State of the art negative hydrogen ion sources for neutral beam injectors, as developed for ITER, rely on the surface conversion process of H and H$_x^+$ from a low temperature plasma at a cesiated surface with low work function. In order to reach longer pulse durations at high extraction currents, a stable work function, which is governed by cesium dynamics, impurities, and the interaction with the plasma, is crucial. Taking on the challenges of measuring small nA-photocurrents in a corresponding environment, a method was developed to investigate the work function for the first time ever directly inside a high-performance negative ion source, namely BATMAN Upgrade, which measures an eighth of the size of the ITER sources. As the chosen method relies on the observation of photocurrents inside the plasma chamber, its applicability is limited to the vacuum phase between plasma pulses. Besides gaining first experience with the new approach, an analysis of the work function’s absolute value is of great interest for a verification of the previous assumption that cesium adlayers cause the work function to be the one of bulk cesium, i.e., $\chi = 2.14$ eV. Additionally, monitoring the temporal stability was a major aim for the conducted experiments, as work function variations are expected to impact the source performance.
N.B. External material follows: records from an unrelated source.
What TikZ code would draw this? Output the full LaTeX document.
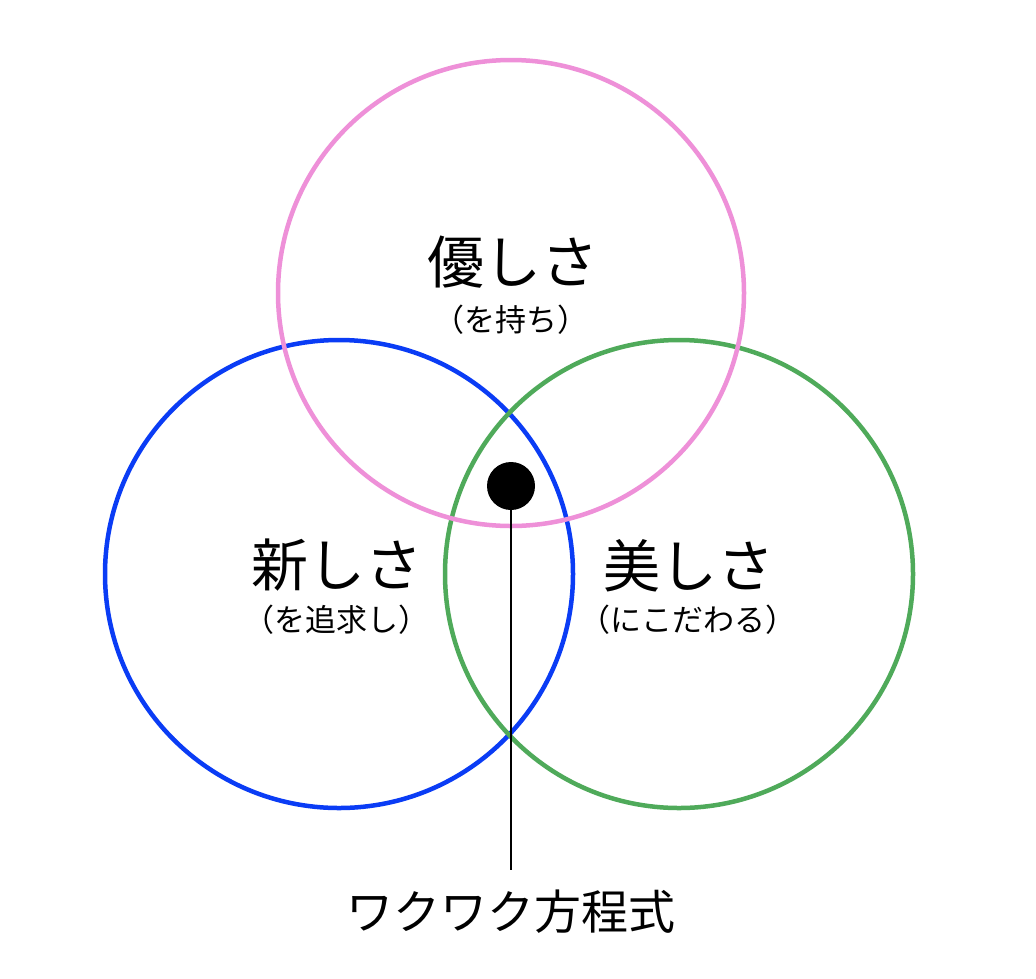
\documentclass[tikz,border=0pt]{standalone}
\usepackage{fontspec}
\newfontfamily\jpfont{Noto Sans CJK JP}
\definecolor{cpink}{HTML}{EE90D8}
\definecolor{cblue}{HTML}{0A3CF5}
\definecolor{cgreen}{HTML}{4FAA5A}
\begin{document}
\begin{tikzpicture}[x=1pt,y=-1pt,
  ring/.style={draw=#1,line width=4.5pt},
  big/.style={font=\jpfont\fontsize{57}{60}\selectfont,inner sep=0pt,anchor=center},
  small/.style={font=\jpfont\fontsize{31}{33}\selectfont,inner sep=0pt,anchor=center},
  lbl/.style={font=\jpfont\fontsize{47}{50}\selectfont,inner sep=0pt,anchor=center}]
\useasboundingbox (0,0) rectangle (1036,978);
\fill[white] (0,0) rectangle (1036,978);
\draw[ring=cblue] (339,574) circle (234);
\draw[ring=cgreen] (679,574) circle (234);
\draw[ring=cpink] (511,293) circle (233);
\node[big] (t1) at (513,262) {優しさ};
\node[small] (s1) at (511,320) {（を持ち）};
\node[big] (t2) at (337,565) {新しさ};
\node[small] (s2) at (336,620) {（を追求し）};
\node[big] (t3) at (689,566) {美しさ};
\node[small] (s3) at (688,620) {（にこだわる）};
\node[circle,fill=black,minimum size=48pt,inner sep=0pt] (dot) at (511,486) {};
\coordinate (end) at (509,870);
\draw[line width=1.6pt] (dot.center) -- (dot.center |- end);
\node[lbl] (eq) at (511,912) {ワクワク方程式};
\end{tikzpicture}
\end{document}
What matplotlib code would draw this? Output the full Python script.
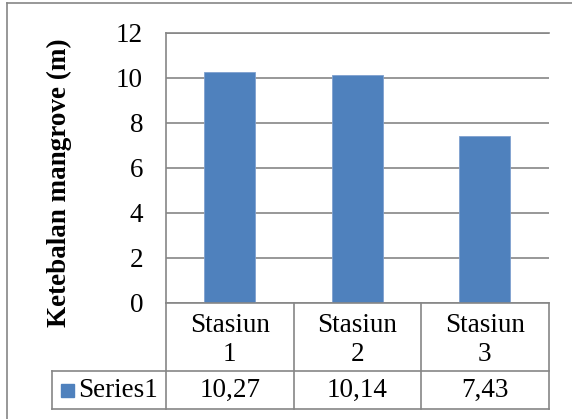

The contribution shows the results for the first campaign of work function measurements during operation of BATMAN Upgrade. By conditioning the source with continuous cesium evaporation and accordingly increasing source performance, the work function’s correlation with the extracted ion and electron current densities was investigated. It was thereby demonstrated that the work function in a well-conditioned source is regularly well below the minimum value of thick cesium layers and hence significantly below the assumed value. Comparably low results have recently been achieved in a dedicated laboratory experiment [1].
[1] A. Heiler et al., “Ultra-low work function of cesiated surfaces and impact of specific hydrogen plasma species”, this conference.